Benedykt XVI wskazał na wielopodmiotową dynamikę, jaką
zawiera wydarzenie Wcielenia. Z jednej strony mamy do czynienia z działaniem Trójcy
Świętej: Boga Ojca, współistotnego z Nim Syna, który staje się człowiekiem, oraz Ducha
Świętego, którego moc dokonuje w Maryi cudu nowego stworzenia. Z drugiej strony jest
właśnie Maryja, która we Wcieleniu staje się nową Arką Przymierza, miejscem spotkania
bóstwa i człowieczeństwa, a bez Niej owo zbawcze wydarzenie nie byłoby możliwe. Tajemnica
tego wydarzenia uczy nas pokory, ale i ufności wobec Boga, dla którego nie ma nic
niemożliwego.
„Z tych rozważań jasno wynika, wychodząc od początku Ewangelii,
jakie jest prawdziwe pochodzenie Jezusa: jest On Jednorodzonym Synem Ojca, pochodzi
od Boga. Stoimy w obliczu wielkiej i wstrząsającej tajemnicy, którą świętujemy w tym
okresie Bożego Narodzenia: Syn Boży, za sprawą Ducha Świętego, przyjął ciało w łonie
Maryi Panny. Jest to wieść, która nieustannie rozbrzmiewa na nowo i niesie w sobie
nadzieję i radość dla naszego serca, ponieważ za każdym razem daje nam pewność, że
nawet jeśli często czujemy się słabi, ubodzy, bezradni w obliczu trudności i zła w
świecie, moc Boża działa zawsze i dokonuje cudów właśnie w słabości. Jego łaska jest
naszą siłą (por. 2 Kor 12, 9-l0)” – powiedział Benedykt XVI.
Ta myśl znalazła
się także w papieskich pozdrowieniach w różnych językach, w tym po polsku:
Słuchaj:
„Drodzy polscy
pielgrzymi! Boże Narodzenie na nowo rozpromienia swym światłem wszelkie ciemności,
jakie zalegają nad światem i przenikają do naszych serc.
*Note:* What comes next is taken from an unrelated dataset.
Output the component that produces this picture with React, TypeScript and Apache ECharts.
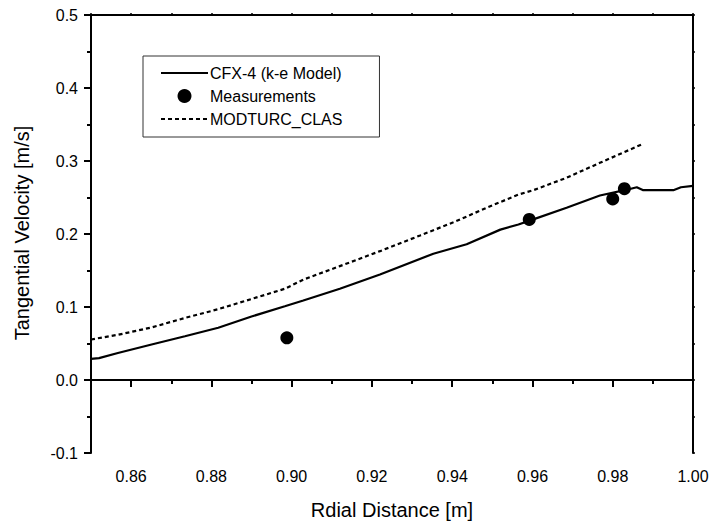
import React, { useEffect, useRef } from "react";
import * as echarts from "echarts";

const cfxX = [0.85, 0.852, 0.8567, 0.8651, 0.8734, 0.8817, 0.89, 0.8983, 0.9029, 0.912, 0.922, 0.9353, 0.9436, 0.952, 0.9565, 0.9602, 0.9685, 0.9768, 0.983, 0.986, 0.9876, 0.9951, 0.997, 1.0];
const cfxY = [0.029, 0.03, 0.037, 0.0486, 0.06, 0.0715, 0.087, 0.101, 0.109, 0.125, 0.1445, 0.173, 0.186, 0.206, 0.213, 0.22, 0.236, 0.2527, 0.26, 0.264, 0.26, 0.26, 0.264, 0.266];

const measX = [0.8988, 0.9592, 0.98, 0.9829];
const measY = [0.0578, 0.2199, 0.248, 0.262];

const modX = [0.85, 0.8568, 0.8651, 0.8734, 0.8817, 0.89, 0.8983, 0.9029, 0.912, 0.922, 0.932, 0.9403, 0.9486, 0.9565, 0.9602, 0.9685, 0.9768, 0.9876];
const modY = [0.0555, 0.062, 0.072, 0.085, 0.097, 0.111, 0.125, 0.1375, 0.156, 0.1765, 0.198, 0.216, 0.236, 0.254, 0.26, 0.277, 0.2975, 0.3236];

const xMajorTicks = [0.86, 0.88, 0.9, 0.92, 0.94, 0.96, 0.98, 1.0];
const xMinorTicks = [0.85, 0.87, 0.89, 0.91, 0.93, 0.95, 0.97, 0.99];

const seriesNames = ["CFX-4 (k-e Model)", "Measurements", "MODTURC_CLAS"];
const xTitle = "Rdial Distance [m]";
const yTitle = "Tangential Velocity [m/s]";

const FONT = "Liberation Sans, Arial, sans-serif";

export default function App() {
  const ref = useRef<HTMLDivElement>(null);
  useEffect(() => {
    if (!ref.current) return;
    const chart = echarts.init(ref.current, null, { renderer: "svg" });
    const zip = (xs: number[], ys: number[]) => xs.map((x, i) => [x, ys[i]]);
    const axisLine = { show: true, lineStyle: { color: "#000", width: 2 } };
    chart.setOption({
      animation: false,
      backgroundColor: "#fff",
      textStyle: { fontFamily: FONT },
      grid: { left: 91, right: 19, top: 15, bottom: 75 },
      xAxis: [
        {
          type: "value",
          min: 0.85,
          max: 1.0,
          position: "bottom",
          axisLine,
          splitLine: { show: false },
          axisTick: { show: true, length: 7, customValues: xMajorTicks, lineStyle: { color: "#000", width: 2 } },
          axisLabel: {
            customValues: xMajorTicks,
            margin: 15,
            fontSize: 16,
            color: "#000",
            fontFamily: FONT,
            formatter: (v: number) => v.toFixed(2),
          },
        },
        {
          type: "value",
          min: 0.85,
          max: 1.0,
          position: "bottom",
          axisLine: { show: false },
          splitLine: { show: false },
          axisTick: { show: true, length: 4, customValues: xMinorTicks, lineStyle: { color: "#000", width: 2 } },
          axisLabel: { show: false },
        },
        {
          type: "value",
          min: 0.85,
          max: 1.0,
          interval: 0.01,
          position: "top",
          axisLine,
          splitLine: { show: false },
          axisTick: { show: true, length: 2, lineStyle: { color: "#000", width: 1.5 } },
          axisLabel: { show: false },
        },
      ],
      yAxis: [
        {
          type: "value",
          min: -0.1,
          max: 0.5,
          interval: 0.1,
          position: "left",
          axisLine,
          splitLine: { show: false },
          axisTick: { show: true, length: 7, lineStyle: { color: "#000", width: 2 } },
          minorTick: { show: true, splitNumber: 2, length: 4, lineStyle: { color: "#000", width: 2 } },
          axisLabel: {
            margin: 13,
            fontSize: 16,
            color: "#000",
            fontFamily: FONT,
            formatter: (v: number) => v.toFixed(1),
          },
        },
        {
          type: "value",
          min: -0.1,
          max: 0.5,
          interval: 0.05,
          position: "right",
          axisLine,
          splitLine: { show: false },
          axisTick: { show: true, length: 2, lineStyle: { color: "#000", width: 1.5 } },
          axisLabel: { show: false },
        },
      ],
      legend: {
        show: true,
        orient: "vertical",
        left: 143,
        top: 56,
        padding: [9, 37, 10, 17],
        itemGap: 7,
        itemWidth: 47,
        itemHeight: 14,
        borderColor: "#333",
        borderWidth: 1,
        borderRadius: 0,
        data: [
          { name: seriesNames[0], itemStyle: { opacity: 0 } },
          { name: seriesNames[1] },
          { name: seriesNames[2], itemStyle: { opacity: 0 } },
        ],
        textStyle: { fontSize: 16, color: "#000", fontFamily: FONT, padding: [0, 0, 0, -3] },
      },
      graphic: [
        {
          type: "text",
          x: 392,
          y: 510,
          style: { text: xTitle, fontSize: 20, fontFamily: FONT, fill: "#000", align: "center", verticalAlign: "middle" },
        },
        {
          type: "text",
          x: 22,
          y: 233,
          rotation: Math.PI / 2,
          style: { text: yTitle, fontSize: 20, fontFamily: FONT, fill: "#000", align: "center", verticalAlign: "middle" },
        },
      ],
      series: [
        {
          name: seriesNames[0],
          type: "line",
          data: zip(cfxX, cfxY),
          symbol: "none",
          lineStyle: { color: "#000", width: 2.2 },
          itemStyle: { color: "#000" },
        },
        {
          name: seriesNames[1],
          type: "scatter",
          data: zip(measX, measY),
          symbol: "circle",
          symbolSize: 13,
          itemStyle: { color: "#000", opacity: 1 },
        },
        {
          name: seriesNames[2],
          type: "line",
          data: zip(modX, modY),
          symbol: "none",
          lineStyle: { color: "#000", width: 2.2, type: [4, 3] },
          itemStyle: { color: "#000" },
        },
      ],
    });
    return () => chart.dispose();
  }, []);
  return <div ref={ref} style={{ position: "absolute", left: 0, top: 0, width: 712, height: 528 }} />;
}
Niech świadomość, że Bóg
jest obecny pośród nas, będzie dla wszystkich źródłem nadziei i radości. Niech Bóg
błogosławi wam i waszym bliskim!”.
Po audiencji pojawił się w sieci kolejny
papieski tweet następującej treści: „Kiedy zawierzamy się całkowicie Panu, wszystko
się zmienia. Jesteśmy dziećmi Ojca, który nas kocha i nie opuszcza nigdy”.